Jack: It's after 6 o'clock Lemon. What am I, a farmer?
Dr. Leo Spaceman: Boy, it's crazy to think we used to settle questions of paternity by dunking a woman in water until she admitted she made it all up. Different time, the '60s.
Jack: All of my summer replacement shows were big hits: "America's Next Top Pirate", "Are You Stronger Than a Dog?", "MILF Island"...
Liz Lemon: "MILF Island"?
Jack: Twenty-five super-hot moms, 50 eighth-grade boys, no rules.
Liz Lemon: Oh yeah, didn't one of those women turn out to be a prostitute?
Jack: That doesn't mean she's not a wonderful, caring MILF.
Kenneth Parcell: Science was my most favorite subject, especially the Old Testament.
Jack: Have you ever considered becoming the celebrity face of the Republican Party?
Tracy Jordan: What? Hell no! Black people supporting Republicans? Does hot support cold? Does rain support the Earth?
Jack: Now, that mis-perception is precisely why the GOP needs better celebrities. And a black celebrity, such as yourself, would
really make us look good.

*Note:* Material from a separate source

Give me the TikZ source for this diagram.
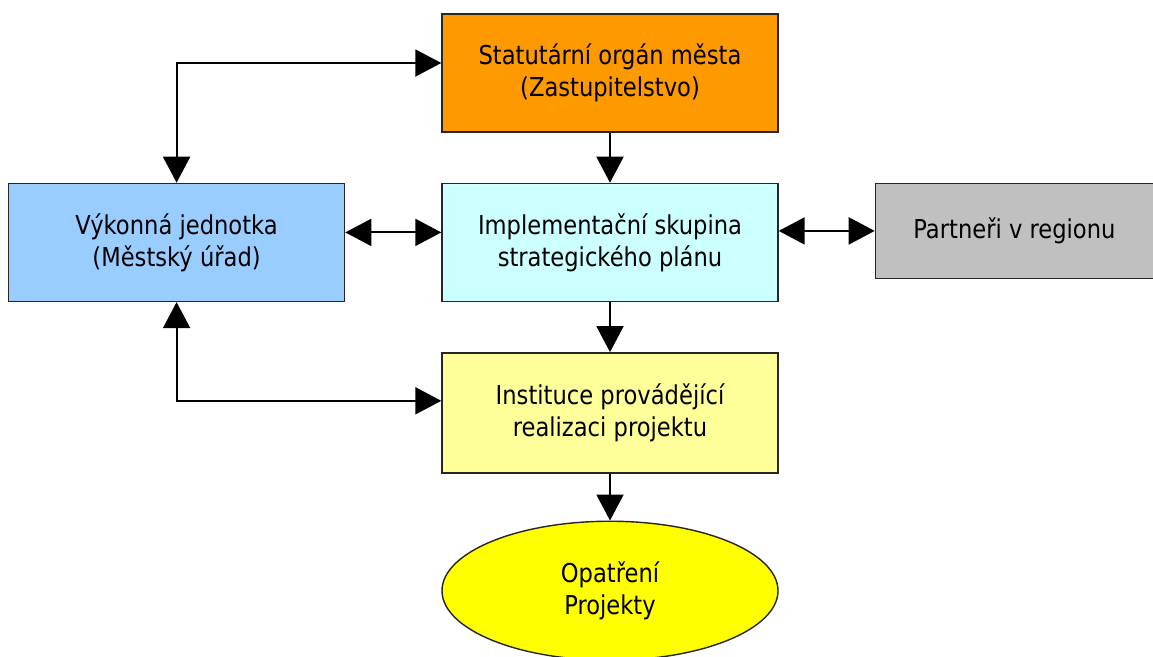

Now, do you like lower taxes?
Tracy Jordan: If I paid taxes, I sure would.
Jack: How about gun ownership?
Tracy Jordan: Go on.
Jack: States' rights?
Tracy Jordan: I love states' rights!
Jack: And, let none of us forget that the
GOP is the party of Lincoln.
Tracy Jordan: Lincoln was a Republican?
Dot Com: Actually, today's Republican Party would be unrecognizable to Lincoln. He fought a war to preserve federal authority over the states. That's not exactly small government.
Jack: Dot Com, this need you have to be the smartest guy in the room is...
off-putting.
Dot Com: I guess that's why I'm still single.
Jenna Maroney: You look like that flashcard they told me means sadness.